Written exercise: Retype, please, the listing from its opening line through the line that contains "y_ticks = [0, 50, 100, 150, 200, 250]", both included, without the pictures.

--- BEGIN ---

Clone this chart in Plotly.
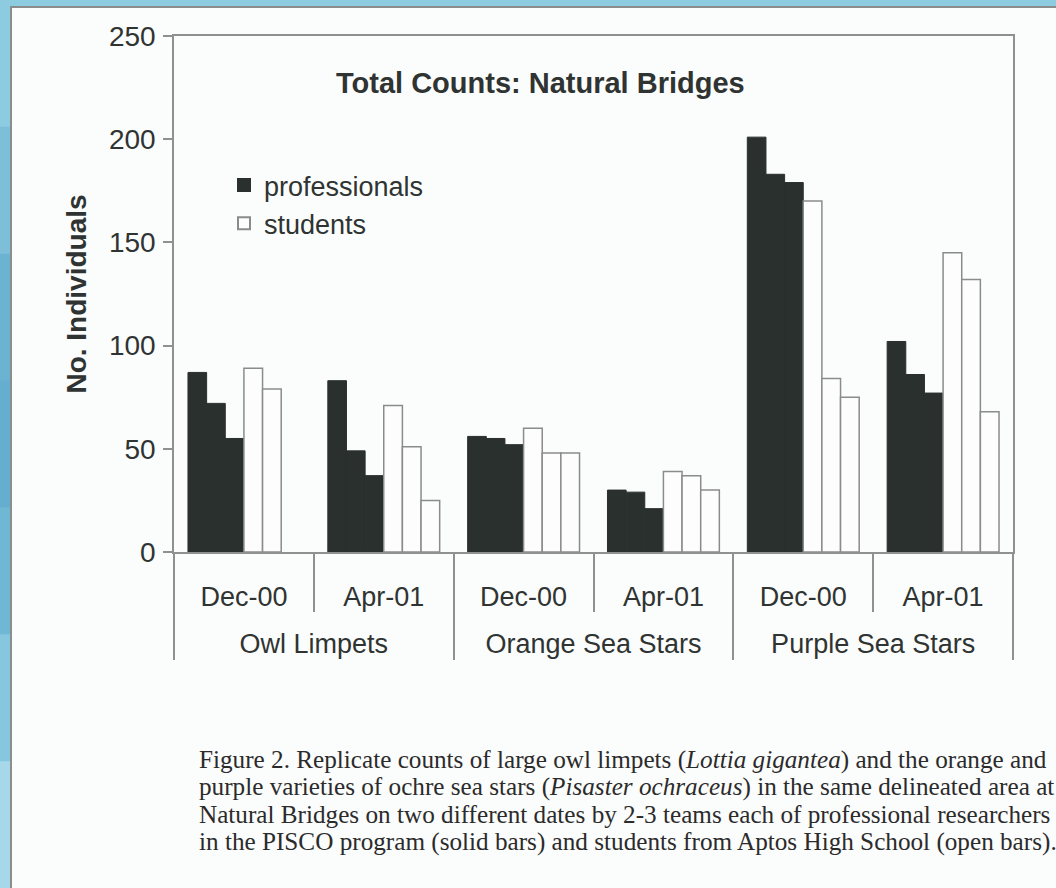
import plotly.graph_objects as go


# categories (outer level: species, inner level: survey date)
species = [
    'Owl Limpets', 'Owl Limpets',
    'Orange Sea Stars', 'Orange Sea Stars',
    'Purple Sea Stars', 'Purple Sea Stars',
]
dates = ['Dec-00', 'Apr-01', 'Dec-00', 'Apr-01', 'Dec-00', 'Apr-01']

# replicate team counts, professionals (solid bars)
prof_team_1 = [87, 83, 56, 30, 201, 102]
prof_team_2 = [72, 49, 55, 29, 183, 86]
prof_team_3 = [55, 37, 52, 21, 179, 77]

# replicate team counts, students (open bars)
stud_team_1 = [89, 71, 60, 39, 170, 145]
stud_team_2 = [79, 51, 48, 37, 84, 132]
stud_team_3 = [None, 25, 48, 30, 75, 68]

y_ticks = [0, 50, 100, 150, 200, 250]

chart_title = 'Total Counts: Natural Bridges'
y_title = 'No. Individuals'
caption_lines = [
    'Figure 2. Replicate counts of large owl limpets (<i>Lottia gigantea</i>) and the orange and',
    'purple varieties of ochre sea stars (<i>Pisaster ochraceus</i>) in the same delineated area at',
    'Natural Bridges on two different dates by 2-3 teams each of professional researchers',
    'in the PISCO program (solid bars) and students from Aptos High School (open bars).',
]


W, H = 1056, 888
M_L, M_R, M_T, M_B = 174, 43, 36, 336
PLOT_W = W - M_L - M_R
PLOT_H = H - M_T - M_B

SANS = 'Liberation Sans, Arial, sans-serif'
SERIF = 'Liberation Serif, Times New Roman, serif'
TEXT_COLOR = '#2f3432'
AXIS_COLOR = '#8f9190'
SLIDE_BLUE = '#8ccbe0'

PROF_STYLE = {
    'marker': {'color': '#2a302e', 'line': {'color': '#2a302e', 'width': 1}},
}
STUD_STYLE = {
    'marker': {'color': '#fdfdfd', 'line': {'color': '#8a8c8b', 'width': 1.5}},
}


def px_x(x):
    return (x - M_L) / PLOT_W


def px_y(y):
    return (H - M_B - y) / PLOT_H


# the outer label row sits one blank line lower, below the date row
outer_labels = [f'<br>{s}' for s in species]


def add_team(fig, values, name, style, show):
    fig.add_trace(
        go.Bar(
            x=[outer_labels, dates],
            y=values,
            name=name,
            legendgroup=name,
            showlegend=show,
            **style
        )
    )
    return fig


fig = go.Figure()

add_team(fig, prof_team_1, 'professionals', PROF_STYLE, True)
add_team(fig, prof_team_2, 'professionals', PROF_STYLE, False)
add_team(fig, prof_team_3, 'professionals', PROF_STYLE, False)
add_team(fig, stud_team_1, 'students', STUD_STYLE, True)
add_team(fig, stud_team_2, 'students', STUD_STYLE, False)
add_team(fig, stud_team_3, 'students', STUD_STYLE, False)


# scanned page look: blue slide background, white sheet with grey edge
shapes = []
left_band = ['#8ccbe0', '#7dbfd9', '#6cb3d2', '#65aecf', '#70b7d4', '#86c6de', '#a6d8ea']
band_h = H / len(left_band)
for i, col in enumerate(left_band):
    shapes.append(dict(
        type='rect', xref='paper', yref='paper', layer='below',
        x0=px_x(-2), x1=px_x(11),
        y0=px_y(i * band_h + band_h + 1), y1=px_y(i * band_h),
        fillcolor=col, line={'width': 0},
    ))
shapes.append(dict(
    type='rect', xref='paper', yref='paper', layer='below',
    x0=px_x(11), x1=px_x(W + 10), y0=px_y(H + 10), y1=px_y(7),
    fillcolor='#fbfcfc', line={'color': '#8b8d8c', 'width': 2},
))

annotations = [
    dict(
        text=f'<b>{chart_title}</b>', xref='paper', yref='paper',
        x=px_x(540), y=px_y(83), xanchor='center', yanchor='middle',
        showarrow=False,
        font={'family': SANS, 'size': 29, 'color': TEXT_COLOR},
    )
]
for i, line in enumerate(caption_lines):
    annotations.append(dict(
        text=line, xref='paper', yref='paper',
        x=px_x(197), y=px_y(760 + i * 27.3), xanchor='left', yanchor='middle',
        showarrow=False,
        font={'family': SERIF, 'size': 25.2, 'color': '#2b2b2b'},
    ))

fig.update_layout(
    width=W, height=H,
    margin={'l': M_L, 'r': M_R, 't': M_T, 'b': M_B},
    paper_bgcolor=SLIDE_BLUE,
    plot_bgcolor='rgba(0,0,0,0)',
    barmode='group',
    bargap=0.2,
    bargroupgap=0,
    font={'family': SANS, 'size': 27, 'color': TEXT_COLOR},
    showlegend=True,
    legend={
        'x': px_x(224), 'y': px_y(161), 'xanchor': 'left', 'yanchor': 'top',
        'bgcolor': 'rgba(0,0,0,0)', 'font': {'size': 27, 'color': TEXT_COLOR},
        'tracegroupgap': 0, 'itemsizing': 'constant',
    },
    shapes=shapes,
    annotations=annotations,
)

fig.update_xaxes(
    type='multicategory',
    showline=True, linecolor=AXIS_COLOR, linewidth=1.5, mirror=True,
    ticks='outside', tickson='boundaries', ticklen=58,
    tickcolor=AXIS_COLOR, tickwidth=1.5,
    showdividers=True, dividercolor=AXIS_COLOR, dividerwidth=1.5,
    showgrid=False,
    tickfont={'size': 27, 'color': TEXT_COLOR},
    ticklabelstandoff=20,
)

fig.update_yaxes(
    range=[0, 250], tickvals=y_ticks,
    showline=True, linecolor=AXIS_COLOR, linewidth=1.5, mirror=True,
    ticks='outside', ticklen=9, tickcolor=AXIS_COLOR, tickwidth=1.5,
    showgrid=False, zeroline=False,
    tickfont={'size': 28, 'color': TEXT_COLOR},
    ticklabelstandoff=2,
    title={'text': f'<b>{y_title}</b>', 'font': {'size': 28, 'color': TEXT_COLOR},
           'standoff': 14},
)

# drop the page's default body margin so the figure fills the window
fig.write_html(
    'out.html',
    config={'displayModeBar': False},
    post_script=f"document.body.style.margin='0';"
                f"document.body.style.background='{SLIDE_BLUE}';",
)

--- END ---

Solution:
Clone this chart in Plotly.
import plotly.graph_objects as go


# categories (outer level: species, inner level: survey date)
species = [
    'Owl Limpets', 'Owl Limpets',
    'Orange Sea Stars', 'Orange Sea Stars',
    'Purple Sea Stars', 'Purple Sea Stars',
]
dates = ['Dec-00', 'Apr-01', 'Dec-00', 'Apr-01', 'Dec-00', 'Apr-01']

# replicate team counts, professionals (solid bars)
prof_team_1 = [87, 83, 56, 30, 201, 102]
prof_team_2 = [72, 49, 55, 29, 183, 86]
prof_team_3 = [55, 37, 52, 21, 179, 77]

# replicate team counts, students (open bars)
stud_team_1 = [89, 71, 60, 39, 170, 145]
stud_team_2 = [79, 51, 48, 37, 84, 132]
stud_team_3 = [None, 25, 48, 30, 75, 68]

y_ticks = [0, 50, 100, 150, 200, 250]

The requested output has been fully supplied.